Beginner's Backpacking Advice


Backpacking is a fun adventure that blends traditional hiking with backcountry camping. If you do it right, it can be an immersive experience, filled with all sorts of rewarding possibilities. If you aren’t prepared, however, it can be miserable, exhausting and even dangerous. Here are some tips to help make your first backpacking trip safe and enjoyable.


Don’t bite off more than you can chew. If you are new to backpacking, it's best to choose a relatively easy destination. Start by looking for something close to home, so you can cut down on travel time. If possible, consult with experienced backpackers for recommendations, and plan your trip during the warmer spring or summer months. Choose a well-trafficked trail and established camp. You should also consider leaving your dog and kids at home for your first hike, since they can complicate matters if they aren't used to the outdoors.


Pack the right essentials. When loading your pack, you will want to choose every item with great care. You can keep your initial investment low by renting or borrowing the most expensive equipment, such as your tent and sleeping pad. Many beginners prefer to bring along compact gas-canister stoves, because they are affordable and easy to use. You will also want to bring a flashlight and water purification tablets containing chlorine dioxide, chlorine or iodine, which deactivate viruses, bacteria and parasitic protozoans, rendering natural sources of water safe for consumption.


Pack diverse clothing. Even if you plan to backpack in warm weather, you should bring an assortment of layered clothing, since nights can get cold very quickly. This includes next-to-skin base layers, such as long underwear, along with hiking layers, such as nylon pants, t-shirts and a sun hat. You will want to bring along insulating clothes, such as a lightweight fleece pullover, jacket, vest, gloves and a hat. You should also have reliable, waterproof rainwear, sunblock and insect repellent.


Bring compact food items. Since you will be hauling a lot of weight, you will want to make sure you have plenty of lightweight, dehydrated food that doesn’t require any cooking. You can also bring along dehydrated oatmeal, packaged noodle entrées, bagels, jerky, dried fruit and nuts. Whatever you bring, make sure it doesn't take up too much space. At night, you will want to secure all scented personal products and food well away from camp to keep from attracting animals. You can do this by putting everything in a waterproof stuff sack and hanging it from a high, sturdy tree branch at least 200 feet from your camp.

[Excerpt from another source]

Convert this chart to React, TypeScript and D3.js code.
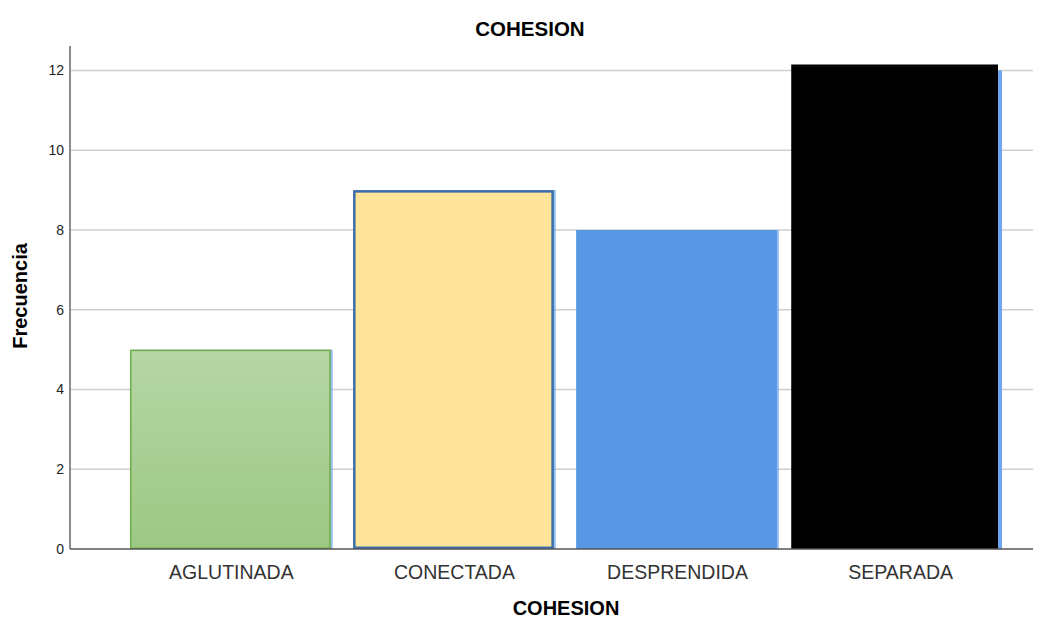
import * as d3 from "d3";
import { useEffect, useRef } from "react";

const categories = ["AGLUTINADA", "CONECTADA", "DESPRENDIDA", "SEPARADA"];
const frequencies = [5, 9, 8, 12];
const yTicks = [0, 2, 4, 6, 8, 10, 12];

export default function App() {
  const svgRef = useRef<SVGSVGElement>(null);

  useEffect(() => {
    if (!svgRef.current) return;
    const svg = d3.select(svgRef.current);
    svg.selectAll("*").remove();

    const width = 1047;
    const height = 619;
    const axisX = 70;
    const plotRight = 1033;
    const font = "'Liberation Sans', Arial, sans-serif";

    const x = d3
      .scaleBand<string>()
      .domain(categories)
      .range([130, 1000])
      .paddingInner(0.1)
      .paddingOuter(0);
    const y = d3.scaleLinear().domain([0, 12]).range([549, 70.5]);

    svg.attr("width", width).attr("height", height);

    // gradiente de la primera barra
    const defs = svg.append("defs");
    const grad = defs
      .append("linearGradient")
      .attr("id", "greenGrad")
      .attr("x1", 0)
      .attr("y1", 0)
      .attr("x2", 0)
      .attr("y2", 1);
    grad.append("stop").attr("offset", "0%").attr("stop-color", "#b6d6a6");
    grad.append("stop").attr("offset", "100%").attr("stop-color", "#9cc884");

    // líneas de cuadrícula
    svg
      .append("g")
      .selectAll("line")
      .data(yTicks.filter((t) => t > 0))
      .enter()
      .append("line")
      .attr("x1", axisX)
      .attr("x2", plotRight)
      .attr("y1", (d) => y(d))
      .attr("y2", (d) => y(d))
      .style("stroke", "#cfcfcf")
      .style("stroke-width", "1.5px");

    const fills = ["url(#greenGrad)", "#ffe599", "#5797e3", "#5797e3"];
    const strokes = ["#70ad47", "#3d6ea8", "none", "none"];

    const bars = svg.append("g");
    categories.forEach((c, i) => {
      const x0 = x(c)!;
      const bw = x.bandwidth();
      const top = y(frequencies[i]);
      // sombra azul a la derecha
      bars
        .append("rect")
        .attr("x", x0 + 2)
        .attr("y", top)
        .attr("width", bw)
        .attr("height", y(0) - top)
        .style("fill", "#6aa5ee")
        .style("opacity", i === 3 ? 1 : 0.7);
      if (i === 3) {
        bars
          .append("rect")
          .attr("x", x0 - 8)
          .attr("y", top - 6)
          .attr("width", bw + 6)
          .attr("height", y(0) - top + 6)
          .style("fill", "#000");
      } else {
        const sw = strokes[i] === "none" ? 0 : i === 1 ? 2.5 : 1.5;
        bars
          .append("rect")
          .attr("x", x0 + sw / 2)
          .attr("y", top + sw / 2)
          .attr("width", bw - sw)
          .attr("height", y(0) - top - sw)
          .style("fill", fills[i])
          .style("stroke", strokes[i])
          .style("stroke-width", sw);
      }
    });

    // ejes
    svg
      .append("line")
      .attr("x1", axisX)
      .attr("x2", axisX)
      .attr("y1", 46)
      .attr("y2", y(0))
      .style("stroke", "#8c8c8c")
      .style("stroke-width", "2px");
    svg
      .append("line")
      .attr("x1", axisX)
      .attr("x2", plotRight)
      .attr("y1", y(0))
      .attr("y2", y(0))
      .style("stroke", "#555")
      .style("stroke-width", "1.5px");

    svg
      .append("g")
      .selectAll("text")
      .data(yTicks)
      .enter()
      .append("text")
      .attr("x", axisX - 6)
      .attr("y", (d) => y(d))
      .attr("dy", "0.35em")
      .attr("text-anchor", "end")
      .style("font-family", font)
      .style("font-size", "14px")
      .style("fill", "#222")
      .text((d) => d);

    svg
      .append("g")
      .selectAll("text")
      .data(categories)
      .enter()
      .append("text")
      .attr("x", (d) => x(d)! + x.bandwidth() / 2 + 1)
      .attr("y", 579)
      .attr("text-anchor", "middle")
      .style("font-family", font)
      .style("font-size", "19.5px")
      .style("fill", "#333")
      .text((d) => d);

    // títulos
    svg
      .append("text")
      .attr("x", 530)
      .attr("y", 36)
      .attr("text-anchor", "middle")
      .style("font-family", font)
      .style("font-size", "20.5px")
      .style("font-weight", "bold")
      .text("COHESION");
    svg
      .append("text")
      .attr("x", 566)
      .attr("y", 615)
      .attr("text-anchor", "middle")
      .style("font-family", font)
      .style("font-size", "20px")
      .style("font-weight", "bold")
      .text("COHESION");
    svg
      .append("text")
      .attr("transform", "translate(27, 296) rotate(-90)")
      .attr("text-anchor", "middle")
      .style("font-family", font)
      .style("font-size", "20px")
      .style("font-weight", "bold")
      .text("Frecuencia");
  }, []);

  return (
    <svg
      ref={svgRef}
      style={{ position: "absolute", left: 0, top: 0, display: "block" }}
    ></svg>
  );
}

Get everything ready. Familiarize yourself with all your backpacking gear before you head out. Pitch your tent, purify some water and fire up your stove to see if it actually works. Make sure you have an accurate map and a compass, and tell a friend where you are going and when you expect to be back. You should also consider doing at least one or two pre-trip hikes of similar difficulty, wearing your backpack loaded with all your gear. If you have any existing health issues, get a physical to make sure you are fit enough for strenuous outdoor activities.